Les travaux visant à élaborer des options concrètes de remplacement du capitalisme sont choses plutôt rares. Voici réunis dans un livre quelques modèles prospectifs, dont la présentation succincte puise à la fois aux écrits de leurs auteurs et aux critiques qui leur ont été adressées.
L’échec généralisé de toutes les tentatives d’instaurer le socialisme au XXe siècle a plombé le mouvement pour sortir du capitalisme. Aujourd’hui, l’idée selon laquelle le capitalisme représente le stade ultime de l’évolution des sociétés connaît un étonnant succès. Dans les lieux de pouvoir en particulier, on ne décèle aucun appétit pour la mise au jour de voies de dépassement de ce système, qui perpétue les inégalités et mène à l’épuisement des ressources. La recherche dans le domaine économique existe pourtant. Les auteurs de Construire l’économie postcapitaliste présentent dans leur livre quelques travaux visant à imaginer les contours de ce que pourrait être un système économique plus désirable.
La notion d’économie planifiée n’a pas la cote parce qu’on l’associe habituellement au système soviétique. Récemment, une ministre du gouvernement de la Coalition avenir Québec utilisait l’expression, convaincue de pouvoir discréditer sans appel une idée de l’opposition en affirmant simplement que cela relevait de l’économie planifiée. Or, les déboires du système soviétique ne tiennent peut-être pas surtout au fait de la planification, mais plutôt au déficit de démocratie et aux orientations de ladite planification. Aussi, plusieurs auteurs cherchent à déterminer les moyens par lesquels assurer une planification démocratique de l’économie.
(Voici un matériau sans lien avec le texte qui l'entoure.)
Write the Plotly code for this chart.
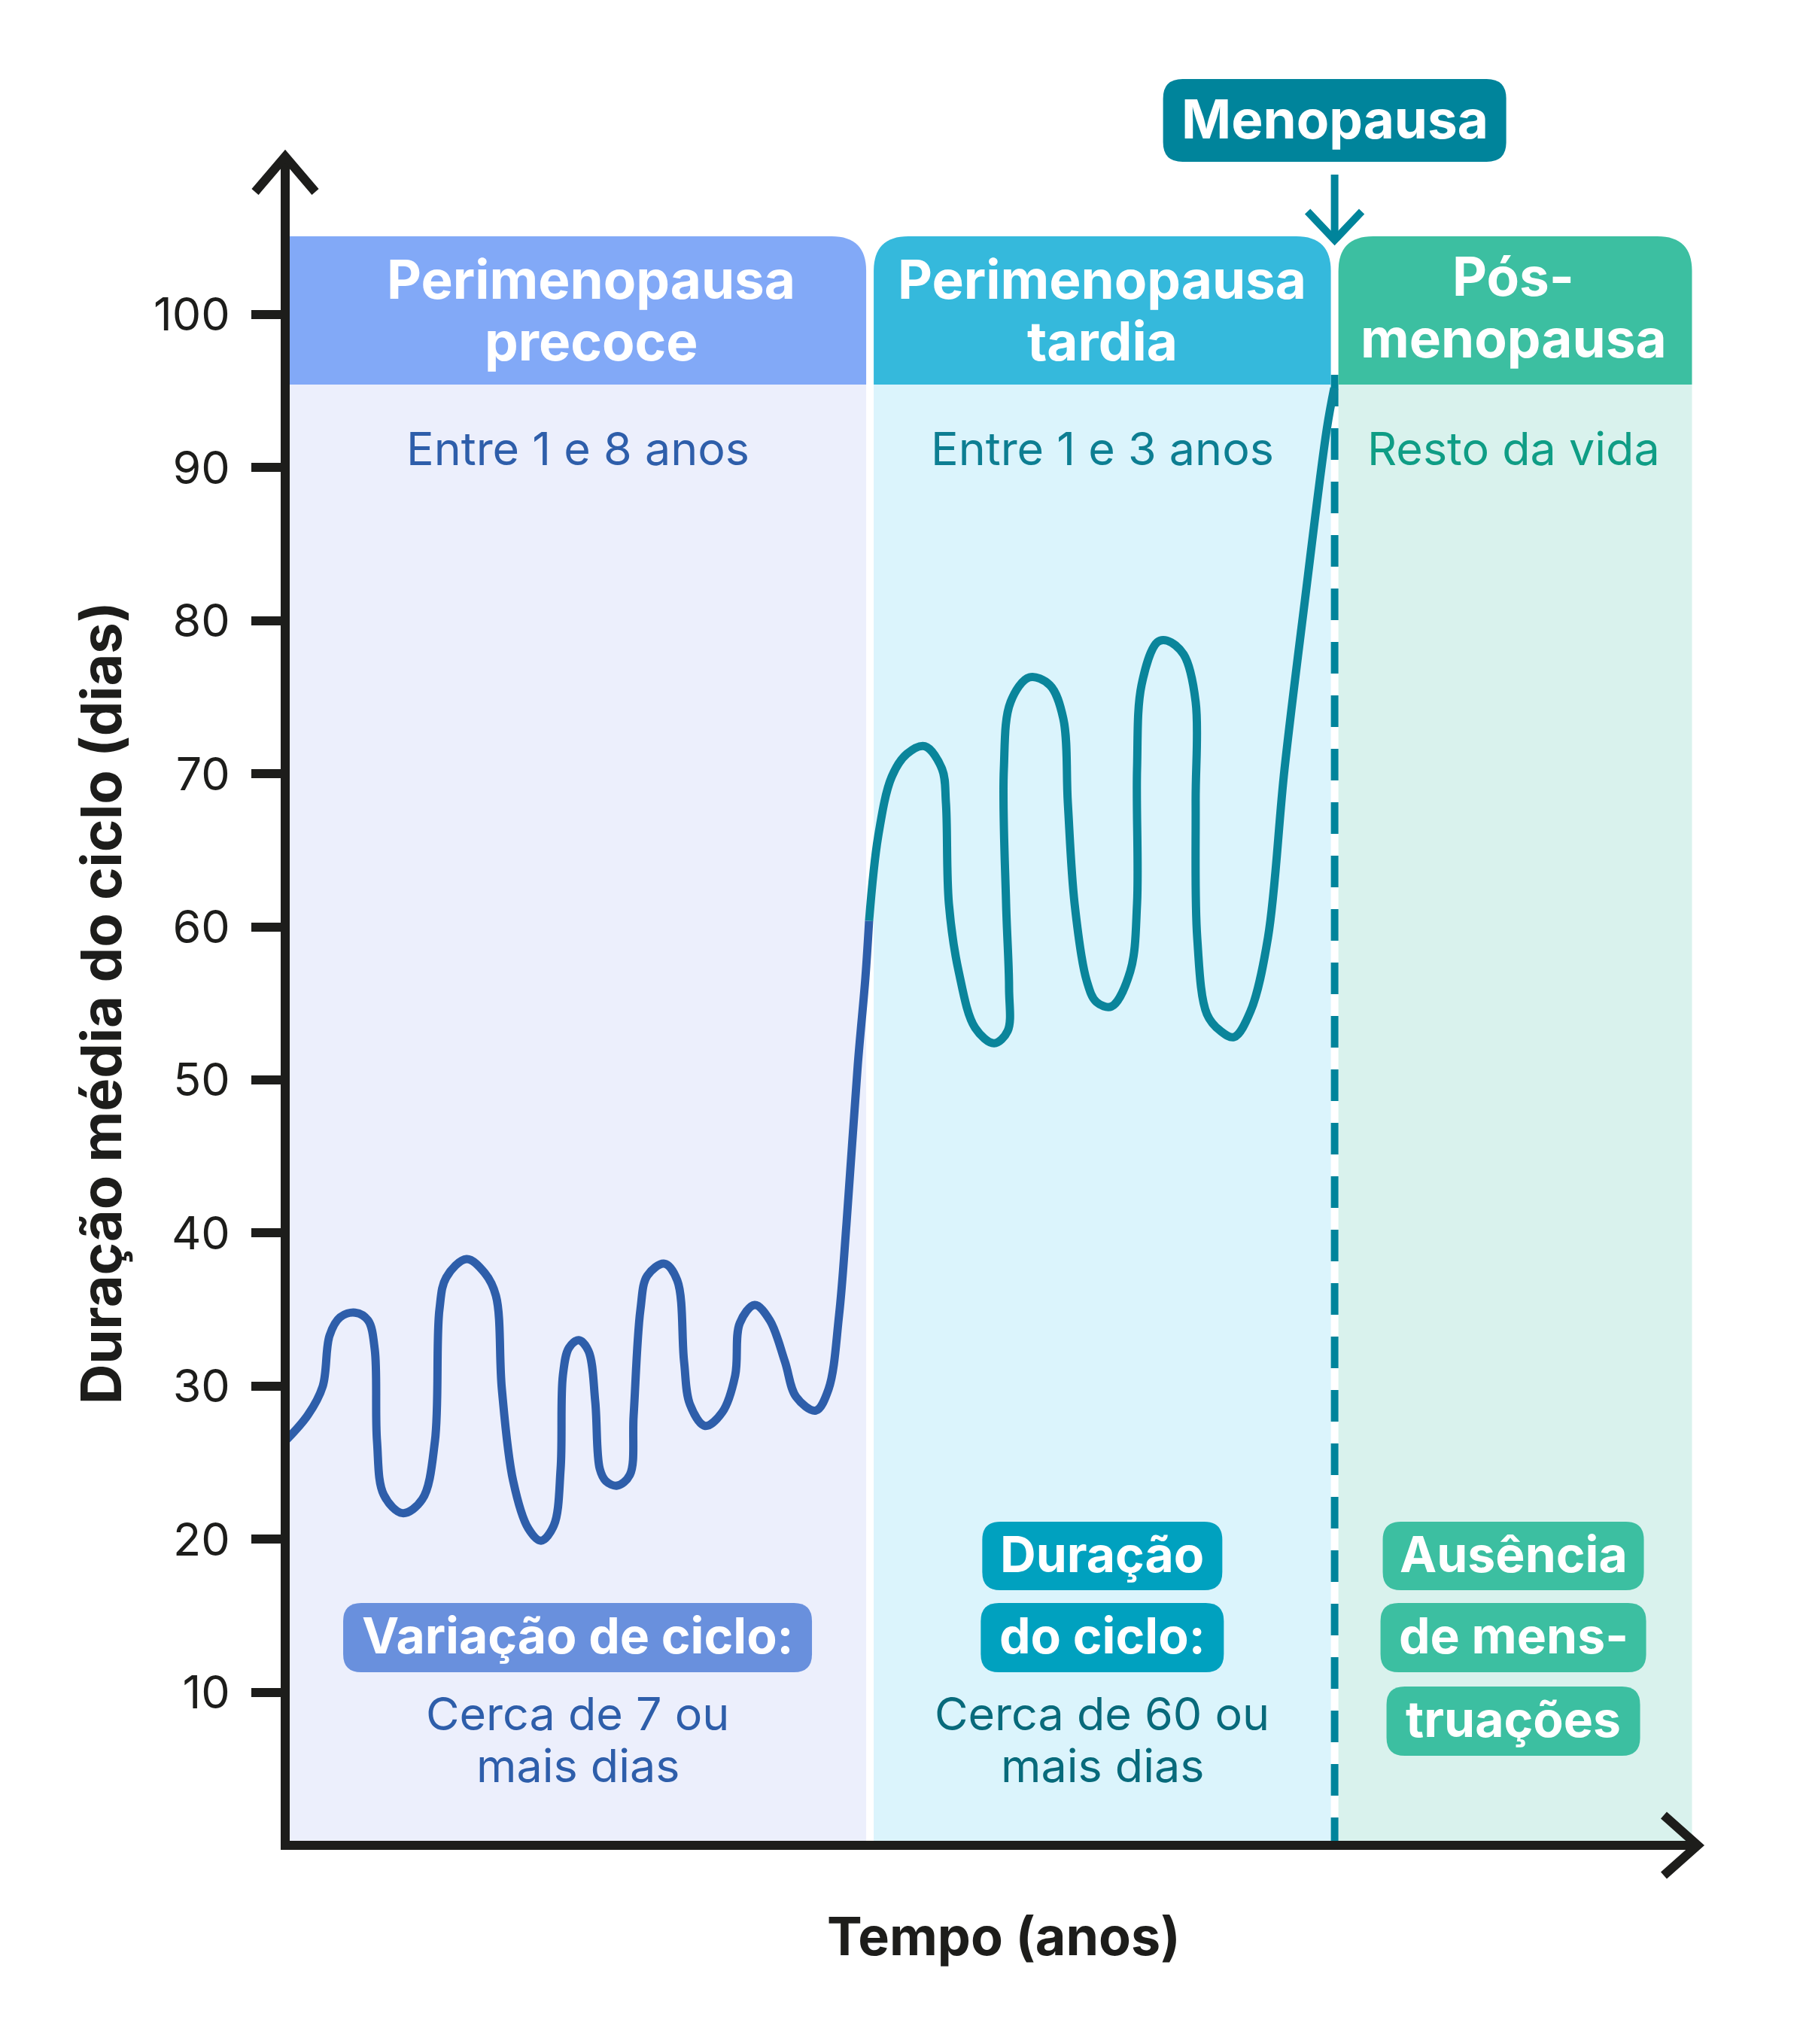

Parmi les modèles recensés dans Construire l’économie postcapitaliste, on trouve celui de Pat Devine et Fikret Adaman, appelé coordination négociée, lequel propose de « redonner le pouvoir décisionnel aux personnes proportionnellement concernées par les décisions ». De même, le modèle dit de l’économie participaliste, des auteurs Michael Albert et Robin Hahnel, préconise une socialisation des moyens de production et un partage du pouvoir, par exemple au sein de conseils composés de travailleuses et travailleurs sur les lieux de travail. Des critiques de ces propositions ont entre autres avancé que la planification démocratique de l’économie pourrait exiger un grand nombre de réunions et des calculs complexes pour déterminer une allocation des ressources à la fois équitable et réaliste. En partie pour répondre à ces critiques, le modèle de Paul Cockshott et Allin Cottrell mise sur les immenses capacités de calcul des ordinateurs, qui rendent désormais possibles des opérations de planification impensables il y a quelques années à peine. On trouve aussi dans l’ouvrage des travaux davantage reliés à des expériences vécues. Une proposition de planification démocratique inspirée des mouvements sociaux et politiques émancipatoires en action au Venezuela, dans la première moitié des années 2000, est attribuée aux auteurs Marta Harnecker, Michael Lebowitz et Victor Álvarez. Les auteurs présentés n’ont pas tous imaginé le fonctionnement d’une économie dans son ensemble. Ainsi, deux autrices féministes, Katherine Gibson et Julie Graham, ne proposent pas de modèle global pour remplacer le capitalisme, mais adoptent « une démarche expérimentale de recherche sur les expériences collectives susceptibles de contribuer à la construction d’un futur postcapitaliste ».
Malgré l’effort de vulgarisation des auteurs, les textes de Construire l’économie postcapitaliste ne sont pas particulièrement faciles à lire. Ils devraient tout de même attirer l’attention des personnes qui s’intéressent à l’économie… et qui ne croient pas à la fin de l’histoire.